Il nuovo Brunori Sas vuole eliminare le opposizioni intrinseche nella natura umana, nella vita stessa, ma che piuttosto vuole sfumare i confini tra il bello e il brutto, come uno specchio riflesso in cui si ha bisogno del negativo per abbracciare meglio il positivo. E questa positività si ritrova anche in Al di là dell’amore in cui Dario canta “Questi parlano come mangiano / E infatti mangiano molto male”: «Sai, in questo momento storico è fondamentale interrogarsi sul linguaggio, su come si dicono le cose e non tanto sul cosa, perché alla fine è il come che è importante. Anche per un cantante il come è più importante. Io stesso mi rendo conto che le cose che mi emozionano dei cantanti non sono le parole ma come queste sono pronunciate. È da questa amarezza che è scaturito quel verso. Comunque poi nel brano dico che andrà tutto bene».

Cip! arriva a dieci anni dal suo esordio discografico (Vol. 1, 2009) nel quale esprimeva il suo timore di non essere compreso: «Questo album si rifà all’idea di recuperare l’ingenuità del primo disco. Non volevo perdere lo sguardo del fanciullino di cui parlavo prima e ritrovare lo sguardo pulito del Pugile e l’ironia verso la mia parte sentimentale. Il riscontro sulla parte dell’essere capito è la sintonia con chi mi segue. Ho cercato di non scrivere col piglio accademico ma col guizzo del poeta, cercando di tuffarmi negli abissi personali», spiega. Poi c’è la celebrità che è arrivata: «Ovvio che la vedo», dice senza girarci troppo intorno. «Sono felice che tutto stia arrivando nel momento giusto. Non ho mai inseguito un obiettivo di notorietà, ma ovviamente c’è sempre stato il desiderio di cantare le mie canzoni di fronte ad un pubblico». Sulla paura di perdere il successo: «Non c’è nessun tipo di paura. Il mio è un lavoro che ha a che fare con l’ego e il guardarsi continuamente allo specchio. Io più che guardare me stesso, guardo il Mondo».

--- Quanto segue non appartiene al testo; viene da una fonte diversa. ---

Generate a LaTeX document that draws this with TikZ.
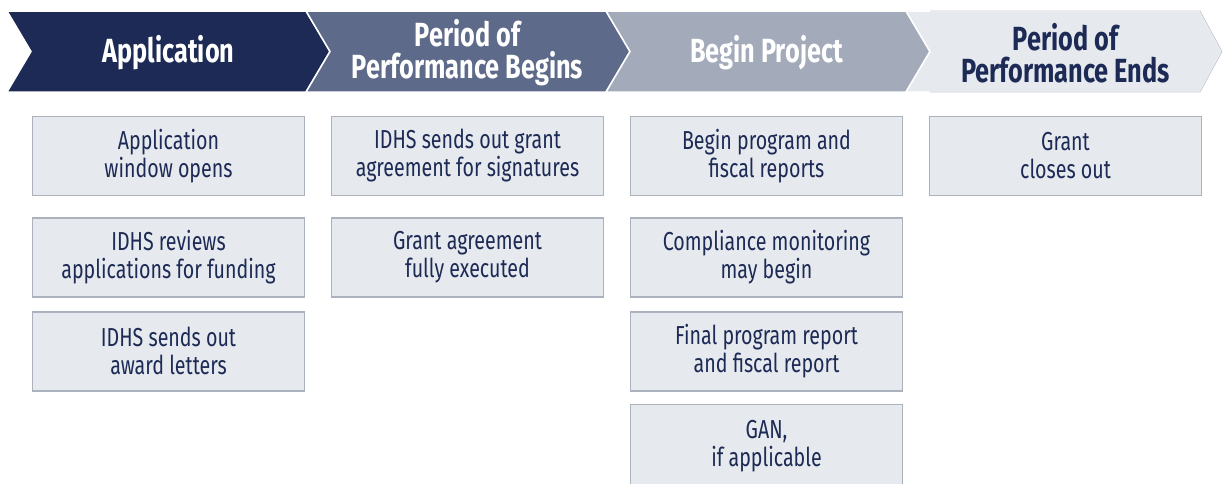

Niente televisione, quindi, ma anche niente Festival di Sanremo (per il momento) ma soprattutto niente talent, anche perché Brunori sa perfettamente dove vuole andare: «Quel genere di trasmissioni servono per intraprendere un certo tipo di percorso. Il Pinocchio di Silvano Agosti ad un certo punto dice che non vuole andare a scuola perché a scuola entrano tutti come alberi selvatici ed escono tutti come pali della luce. Il pericolo che vedo insito in quel tipo di situazione è che una persona che ha delle peculiarità, che non rientrano esattamente nel format delle caratteristiche di un artista pop, possa essere indotto a pensare che sia sbagliata. Io poi sono uno che ha sempre amato artisti che non hanno le caratteristiche da format, penso ad esempio a Alessandro Fiori, Lucio Corsi oppure Motta. Poi c’è sempre da considerare l’impatto psicologico che può avere su una persona che a vent’anni si trova a toccare le stelle ed il giorno dopo ritrovarsi ad essere nessuno. Poi io a vent’anni non lo avrei mai fatto, ero nella fase che schifavo il mainstream».